I note that Rod has come round to the opinion that the conflict in ‘Palestine’ might have something to do with Islam. Long time coming, but hopefully worth waiting for.
If the BBC did its job properly we could tell our MPs how we feel, robustly reminding them that their job is to represent us. That is instead of being expected to to believe, despite all evidence to the contrary, that Islam is the religion of peace. Rod again:
“I stared at the screen, mouth agape, unable for a while to believe what I was hearing. A whole programme about the Paris attacks in which three words — Muslim, Islam, jihadi — were not used at any point. The desperation to exculpate the ideology was present long before the bodies had been carried away. Then, when it was revealed that some attackers had entered the country as refugees, the Today programme had a fair, balanced and unpartisan debate between three people who agreed that we should take more refugees, because getting tough is ‘what they (the nasty terrorists) want us to do’”
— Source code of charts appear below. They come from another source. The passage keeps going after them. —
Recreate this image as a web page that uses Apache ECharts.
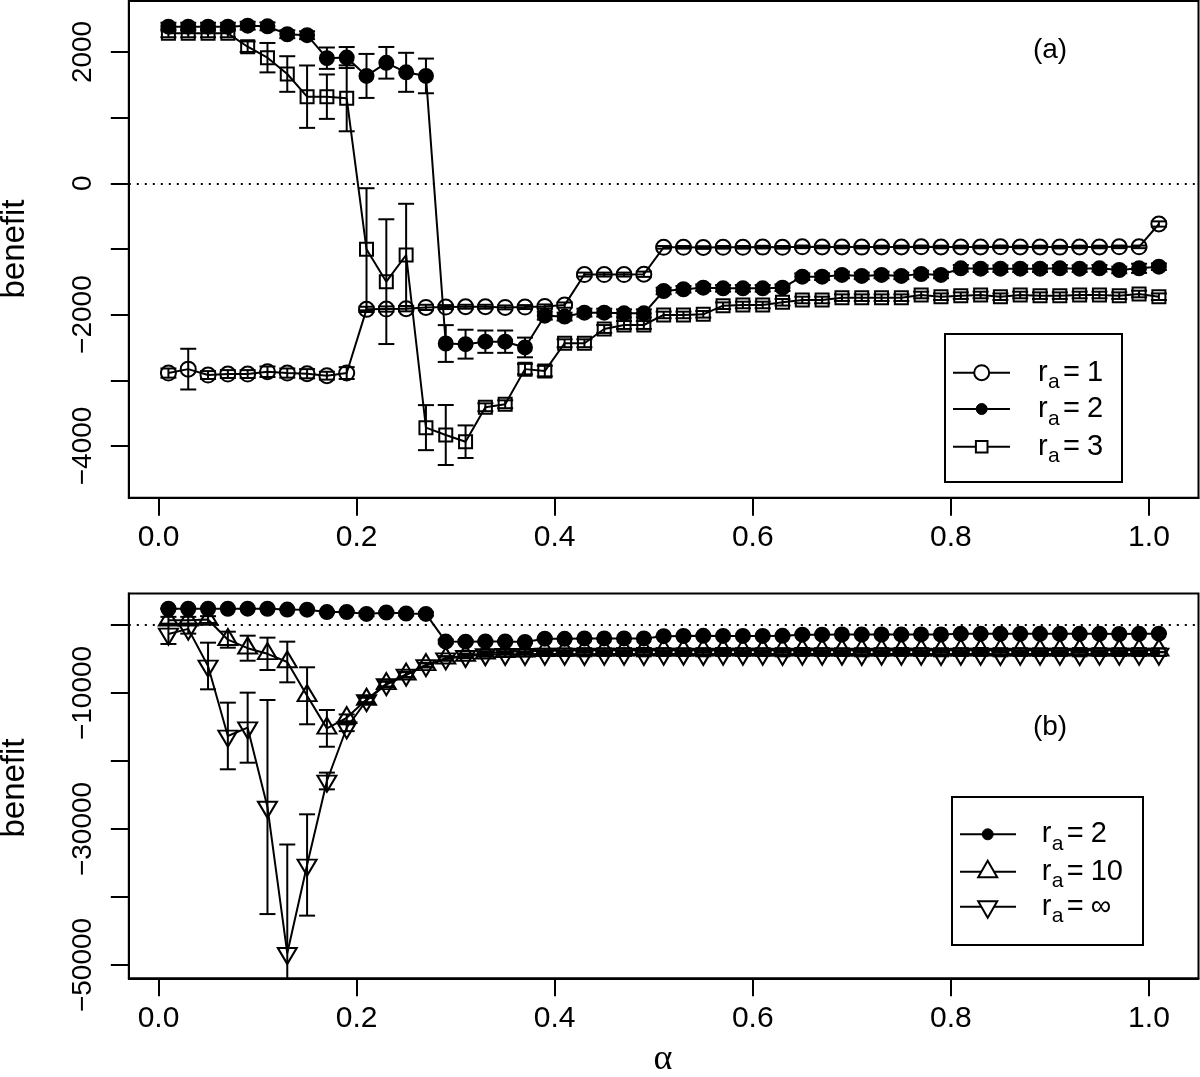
<!DOCTYPE html>
<html>
<head>
<meta charset="utf-8">
<script src="https://cdn.jsdelivr.net/npm/echarts@6/dist/echarts.min.js"></script>
<style>
html,body{margin:0;padding:0;background:#fff;}
#chart{width:1200px;height:1077px;}
</style>
</head>
<body>
<div id="chart"></div>
<script>
// ---------------- DATA ----------------
const alpha = [0.01,0.03,0.05,0.07,0.09,0.11,0.13,0.15,0.17,0.19,
  0.21,0.23,0.25,0.27,0.29,0.31,0.33,0.35,0.37,0.39,
  0.41,0.43,0.45,0.47,0.49,0.51,0.53,0.55,0.57,0.59,
  0.61,0.63,0.65,0.67,0.69,0.71,0.73,0.75,0.77,0.79,
  0.81,0.83,0.85,0.87,0.89,0.91,0.93,0.95,0.97,0.99,1.01];

// panel (a)
const r1 = [-2890,-2830,-2920,-2905,-2905,-2870,-2890,-2900,-2930,-2890,
  -1920,-1915,-1910,-1890,-1885,-1880,-1880,-1890,-1885,-1875,
  -1855,-1390,-1390,-1390,-1385,-975,-975,-978,-975,-975,
  -972,-975,-968,-970,-970,-972,-970,-970,-968,-970,
  -970,-970,-968,-970,-970,-972,-970,-970,-968,-968,-620];
const r1Err = [70,310,60,60,60,80,70,70,60,90,
  40,40,40,40,30,30,30,30,30,30,
  40,30,30,30,40,20,20,20,20,20,
  20,20,20,20,20,20,20,20,20,20,
  20,20,20,20,20,20,20,20,20,20,40];

const r2 = [2385,2385,2385,2385,2400,2390,2270,2255,1905,1915,
  1635,1835,1690,1635,-2440,-2450,-2412,-2412,-2500,-2016,
  -2030,-1970,-1970,-1980,-1980,-1640,-1614,-1590,-1600,-1600,
  -1600,-1590,-1422,-1422,-1396,-1410,-1396,-1410,-1381,-1396,
  -1295,-1300,-1300,-1300,-1300,-1295,-1300,-1295,-1320,-1295,-1270];
const r2Err = [60,60,60,60,60,60,60,60,163,160,
  335,241,297,264,280,220,170,170,150,60,
  60,60,60,60,60,50,50,50,50,50,
  50,50,50,50,50,50,50,50,50,50,
  50,50,50,50,50,50,50,50,50,70,50];

const r3 = [2284,2284,2284,2284,2080,1913,1664,1319,1319,1294,
  -1005,-1498,-1092,-3721,-3833,-3935,-3411,-3365,-2830,-2860,
  -2436,-2436,-2219,-2158,-2158,-2005,-2005,-1995,-1864,-1853,
  -1853,-1812,-1777,-1777,-1742,-1742,-1742,-1742,-1701,-1727,
  -1711,-1701,-1727,-1701,-1711,-1711,-1701,-1701,-1711,-1686,-1727];
const r3Err = [60,60,60,60,80,224,271,475,338,502,
  930,950,780,343,457,248,60,60,80,80,
  60,60,60,60,60,50,50,50,50,50,
  50,50,50,50,50,50,50,50,50,50,
  50,50,50,50,50,50,50,50,50,50,50];

// panel (b)  (r_a = 2 is the same series as in panel (a))
const r10 = [700,700,800,-2160,-3410,-4240,-5440,-10410,-15200,-13650,
  -10950,-8650,-7250,-5850,-4880,-4500,-4150,-3950,-3850,-3800,
  -3750,-3700,-3720,-3700,-3680,-3700,-3720,-3700,-3690,-3700,
  -3710,-3700,-3680,-3700,-3720,-3700,-3700,-3690,-3700,-3710,
  -3700,-3680,-3700,-3700,-3720,-3700,-3690,-3700,-3710,-3700,-3720];
const r10Err = [500,500,500,1176,1840,2380,2990,4190,2700,500,
  400,400,400,300,300,300,300,300,300,300,
  300,300,300,300,300,300,300,300,300,300,
  300,300,300,300,300,300,300,300,300,300,
  300,300,300,300,300,300,300,300,300,300,300];

const rInf = [-1320,-570,-6030,-16320,-15100,-26770,-48280,-35290,-22940,-15110,
  -11100,-8750,-7350,-5950,-4950,-4600,-4350,-4300,-4300,-4250,
  -4250,-4300,-4250,-4250,-4300,-4250,-4250,-4300,-4250,-4250,
  -4250,-4300,-4250,-4250,-4250,-4300,-4250,-4250,-4250,-4300,
  -4250,-4250,-4300,-4250,-4250,-4250,-4300,-4250,-4250,-4250,-4250];
const rInfErr = [1470,700,3430,4900,5150,15740,16000,7450,1230,500,
  400,400,400,300,300,300,300,300,300,300,
  300,300,300,300,300,300,300,300,300,300,
  300,300,300,300,300,300,300,300,300,300,
  300,300,300,300,300,300,300,300,300,300,300];

const xTicks = [0, 0.2, 0.4, 0.6, 0.8, 1.0];
const yTicksA = [-4000,-3000,-2000,-1000,0,1000,2000];
const yLabelsA = [-4000,-2000,0,2000];
const yTicksB = [-50000,-40000,-30000,-20000,-10000,0];
const yLabelsB = [-50000,-30000,-10000];

// ---------------- CHART ----------------
const FONT = "'Liberation Sans', Arial, Helvetica, sans-serif";
const chart = echarts.init(document.getElementById('chart'), null, {renderer:'canvas'});

const pts = (ys) => alpha.map((a,i)=>[a, ys[i]]);
const bars = (ys, es) => alpha.map((a,i)=>[a, ys[i]-es[i], ys[i]+es[i]]);
const minusFmt = v => (v < 0 ? '\u2212' + Math.abs(v) : String(v));

function errRender(params, api){
  const x = api.value(0), lo = api.value(1), hi = api.value(2);
  const cs = params.coordSys;
  const pTop = api.coord([x, hi]), pBot = api.coord([x, lo]);
  const yMin = cs.y, yMax = cs.y + cs.height;
  const ty = Math.max(pTop[1], yMin), by = Math.min(pBot[1], yMax);
  const st = {stroke:'#000', lineWidth:2};
  const ch = [{type:'line', shape:{x1:pTop[0], y1:ty, x2:pTop[0], y2:by}, style:st}];
  const hw = 8;
  if (pTop[1] >= yMin) ch.push({type:'line', shape:{x1:pTop[0]-hw, y1:pTop[1], x2:pTop[0]+hw, y2:pTop[1]}, style:st});
  if (pBot[1] <= yMax) ch.push({type:'line', shape:{x1:pBot[0]-hw, y1:pBot[1], x2:pBot[0]+hw, y2:pBot[1]}, style:st});
  return {type:'group', children: ch};
}

function errSeries(ys, es, gi){
  return {type:'custom', xAxisIndex:gi, yAxisIndex:gi, data: bars(ys, es),
    renderItem: errRender, encode:{x:0, y:[1,2]}, silent:true, z:3};
}

function lineSeries(ys, gi, symbol, size, filled, extra){
  return Object.assign({
    type:'line', xAxisIndex:gi, yAxisIndex:gi, data: pts(ys),
    symbol: symbol, symbolSize: size, showSymbol:true, showAllSymbol:true,
    lineStyle:{color:'#000', width:2},
    itemStyle:{color: filled ? '#000' : 'rgba(0,0,0,0)', borderColor:'#000', borderWidth:2},
    emphasis:{disabled:true}, silent:true, z:4
  }, extra || {});
}

const zeroLine = {silent:true, symbol:['none','none'], label:{show:false},
  lineStyle:{color:'#000', type:[2,6], width:2}, data:[{yAxis:0}], animation:false};

function xAxisDef(gi){
  return {type:'value', gridIndex:gi, min:-0.03, max:1.05,
    axisLine:{show:true, onZero:false, lineStyle:{color:'#000', width:2}},
    axisTick:{show:true, customValues: xTicks, length:18, lineStyle:{color:'#000', width:2}},
    axisLabel:{show:true, customValues: xTicks, formatter: v => v.toFixed(1), color:'#000',
      fontFamily: FONT, fontSize:30, margin:25},
    splitLine:{show:false}};
}
function yAxisDef(gi, min, max, ticks, labels){
  return {type:'value', gridIndex:gi, min:min, max:max,
    axisLine:{show:true, onZero:false, lineStyle:{color:'#000', width:2}},
    axisTick:{show:true, customValues: ticks, length:18, lineStyle:{color:'#000', width:2}},
    axisLabel:{show:true, customValues: labels, formatter: minusFmt, rotate:90, color:'#000',
      fontFamily: FONT, fontSize:28, margin:32},
    splitLine:{show:false}};
}

const option = {
  animation:false,
  backgroundColor:'#fff',
  grid:[
    {left:128.8, top:1, width:1069.7, height:496.7, show:true, borderColor:'#000', borderWidth:2},
    {left:128.8, top:593.5, width:1069.7, height:384.8, show:true, borderColor:'#000', borderWidth:2}
  ],
  xAxis:[xAxisDef(0), xAxisDef(1)],
  yAxis:[yAxisDef(0, -4788, 2776, yTicksA, yLabelsA), yAxisDef(1, -51956, 4632, yTicksB, yLabelsB)],
  series:[
    // panel (a)
    errSeries(r1, r1Err, 0), errSeries(r2, r2Err, 0), errSeries(r3, r3Err, 0),
    lineSeries(r1, 0, 'circle', 15, false, {markLine: zeroLine}),
    lineSeries(r2, 0, 'circle', 14, true),
    lineSeries(r3, 0, 'rect', 13, false),
    // panel (b)
    errSeries(r2, r2Err, 1), errSeries(r10, r10Err, 1), errSeries(rInf, rInfErr, 1),
    lineSeries(r2, 1, 'circle', 14, true, {markLine: zeroLine}),
    lineSeries(r10, 1, 'triangle', [19,16], false, {symbolOffset:[0,-2.7]}),
    lineSeries(rInf, 1, 'triangle', [19,16], false, {symbolRotate:180, symbolOffset:[0,2.7]})
  ],
  graphic: buildGraphics()
};

function txt(x, y, s, size, align){
  return {type:'text', x:x, y:y, z:22, silent:true,
    style:{text:s, fontFamily:FONT, fontSize:size, fill:'#000', align:align || 'left', verticalAlign:'middle'}};
}
function legendText(x, y, val){
  return [txt(x, y, 'r', 29), txt(x + 10, y + 10, 'a', 21), txt(x + 25, y, '=', 29), txt(x + 49, y, val, 29)];
}
function hline(x1, x2, y){
  return {type:'line', z:20, silent:true, shape:{x1:x1, y1:y, x2:x2, y2:y}, style:{stroke:'#000', lineWidth:2}};
}
function triUp(cx, cy, r){
  const w = r*Math.sqrt(3)/2;
  return {type:'polygon', z:21, silent:true, shape:{points:[[cx, cy-r],[cx+w, cy+r/2],[cx-w, cy+r/2]]}, style:{fill:'#fff', stroke:'#000', lineWidth:2}};
}
function triDown(cx, cy, r){
  const w = r*Math.sqrt(3)/2;
  return {type:'polygon', z:21, silent:true, shape:{points:[[cx, cy+r],[cx+w, cy-r/2],[cx-w, cy-r/2]]}, style:{fill:'#fff', stroke:'#000', lineWidth:2}};
}

function buildGraphics(){
  let g = [];
  // panel labels
  g.push(txt(1050, 50, '(a)', 28, 'center'));
  g.push(txt(1050, 727, '(b)', 28, 'center'));
  // axis titles
  g.push({type:'text', x:15, y:249, rotation:Math.PI/2, z:20, silent:true, style:{text:'benefit', fontFamily:FONT, fontSize:33, fill:'#000', align:'center', verticalAlign:'middle'}});
  g.push({type:'text', x:15, y:788, rotation:Math.PI/2, z:20, silent:true, style:{text:'benefit', fontFamily:FONT, fontSize:33, fill:'#000', align:'center', verticalAlign:'middle'}});
  g.push({type:'text', x:663, y:1060, z:20, silent:true, style:{text:'\u03b1', fontFamily:"'Liberation Serif', 'DejaVu Serif', serif", fontSize:36, fill:'#000', align:'center', verticalAlign:'middle'}});

  // legend (a)
  g.push({type:'rect', z:19, silent:true, shape:{x:945, y:334, width:177, height:148}, style:{fill:'#fff', stroke:'#000', lineWidth:2}});
  const rowsA = [372.7, 409, 446.7];
  rowsA.forEach(y => g.push(hline(953, 1010, y)));
  g.push({type:'circle', z:21, silent:true, shape:{cx:981.7, cy:rowsA[0], r:7.5}, style:{fill:'#fff', stroke:'#000', lineWidth:2}});
  g.push({type:'circle', z:21, silent:true, shape:{cx:981.7, cy:rowsA[1], r:5.5}, style:{fill:'#000', stroke:'#000', lineWidth:1}});
  g.push({type:'rect', z:21, silent:true, shape:{x:975.9, y:rowsA[2]-5.8, width:11.6, height:11.6}, style:{fill:'#fff', stroke:'#000', lineWidth:2}});
  g = g.concat(legendText(1038, rowsA[0], '1'), legendText(1038, rowsA[1], '2'), legendText(1038, rowsA[2], '3'));

  // legend (b)
  g.push({type:'rect', z:19, silent:true, shape:{x:952, y:797, width:191, height:148}, style:{fill:'#fff', stroke:'#000', lineWidth:2}});
  const rowsB = [834.3, 871.7, 906.7];
  rowsB.forEach(y => g.push(hline(960, 1016, y)));
  g.push({type:'circle', z:21, silent:true, shape:{cx:987.7, cy:rowsB[0], r:5.5}, style:{fill:'#000', stroke:'#000', lineWidth:1}});
  g.push(triUp(987.7, rowsB[1], 11));
  g.push(triDown(987.7, rowsB[2], 11));
  g = g.concat(legendText(1041.7, rowsB[0], '2'), legendText(1041.7, rowsB[1], '10'), legendText(1041.7, rowsB[2], '\u221e'));
  return g;
}

chart.setOption(option);
</script>
</body>
</html>
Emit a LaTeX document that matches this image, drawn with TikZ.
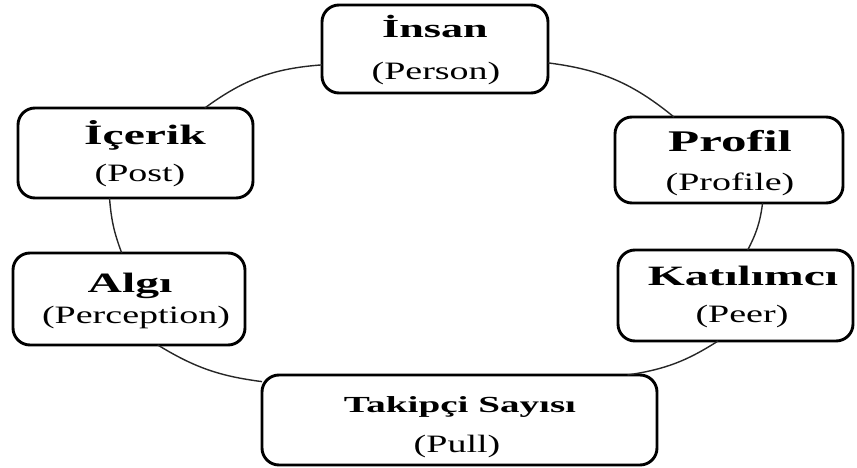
\documentclass[tikz,border=0pt]{standalone}
\usepackage{fontspec}
\setmainfont{Liberation Serif}
\newfontfamily\headfont[FakeStretch=1.7]{Liberation Serif}
\newfontfamily\subfont[FakeStretch=1.52]{Liberation Serif}
\begin{document}
\begin{tikzpicture}[x=1pt,y=-1pt,
  stage/.style={draw=black, line width=2.9pt, rounded corners=17pt, fill=white,
    inner sep=0pt, outer sep=0pt},
  ttl/.style={anchor=base, inner sep=0pt, font=\headfont\bfseries\fontsize{#1}{#1}\selectfont},
  ttl/.default=28,
  sub/.style={anchor=base, inner sep=0pt, font=\subfont\fontsize{25}{25}\selectfont},
  link/.style={draw=black!85, line width=1.4pt}]
\useasboundingbox (0,0) rectangle (857,468);

% stage boxes
\node[stage, minimum width=226pt, minimum height=88pt] (insan) at (435,49) {};
\node[stage, minimum width=235pt, minimum height=90pt] (icerik) at (135.5,153) {};
\node[stage, minimum width=232pt, minimum height=92pt] (algi) at (129,299) {};
\node[stage, minimum width=228pt, minimum height=86pt] (profil) at (729,160) {};
\node[stage, minimum width=235pt, minimum height=91pt] (katilimci) at (735.5,295.5) {};
\node[stage, minimum width=395pt, minimum height=90pt] (takipci) at (459.5,420) {};

% labels
\node[ttl=26] (insan-t) at (435,38) {İnsan};
\node[sub] (insan-s) at (436,80) {(Person)};
\node[ttl] (icerik-t) at (145,145) {İçerik};
\node[sub] (icerik-s) at (140,182) {(Post)};
\node[ttl] (algi-t) at (130,292) {Algı};
\node[sub] (algi-s) at (136,323) {(Perception)};
\node[ttl=30] (profil-t) at (730,152) {Profil};
\node[sub] (profil-s) at (730,190) {(Profile)};
\node[ttl] (katilimci-t) at (743,285) {Katılımcı};
\node[sub] (katilimci-s) at (742,322) {(Peer)};
\node[ttl=23] (takipci-t) at (460,412) {Takipçi Sayısı};
\node[sub] (takipci-s) at (457,452) {(Pull)};

% ring of connectors
\draw[link] (icerik.33) to[bend left=16] (insan.188);
\draw[link] (insan.-7) to[bend left=16] (profil.142);
\draw[link] (profil.-52) to[bend left=10] (katilimci.75);
\draw[link] (katilimci.249) to[bend left=12] (takipci.15);
\draw[link] (takipci.169) to[bend left=12] (algi.-58);
\draw[link] (algi.99) to[bend left=8] (icerik.240);
\end{tikzpicture}
\end{document}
I find assertions that we mustn’t do this, that or the other - because it’s “what the terrorists want” deeply irritating. Usually it’s said in defiance: “We refuse to alter our normal behaviour, because altering our normal behaviour is what the terrorists want.” No they don’t; they want us to keep repeating our normal behaviour so that we keep on being sitting ducks. They don’t want us to take precautions because they want to kill us. Where’s the logic in deliberately being an easy target?
I’d put a question about that in my poll. What do you think the terrorists want? I could send the questionnaire to Victoria Derbyshire but I doubt she’d bother to tick my boxes.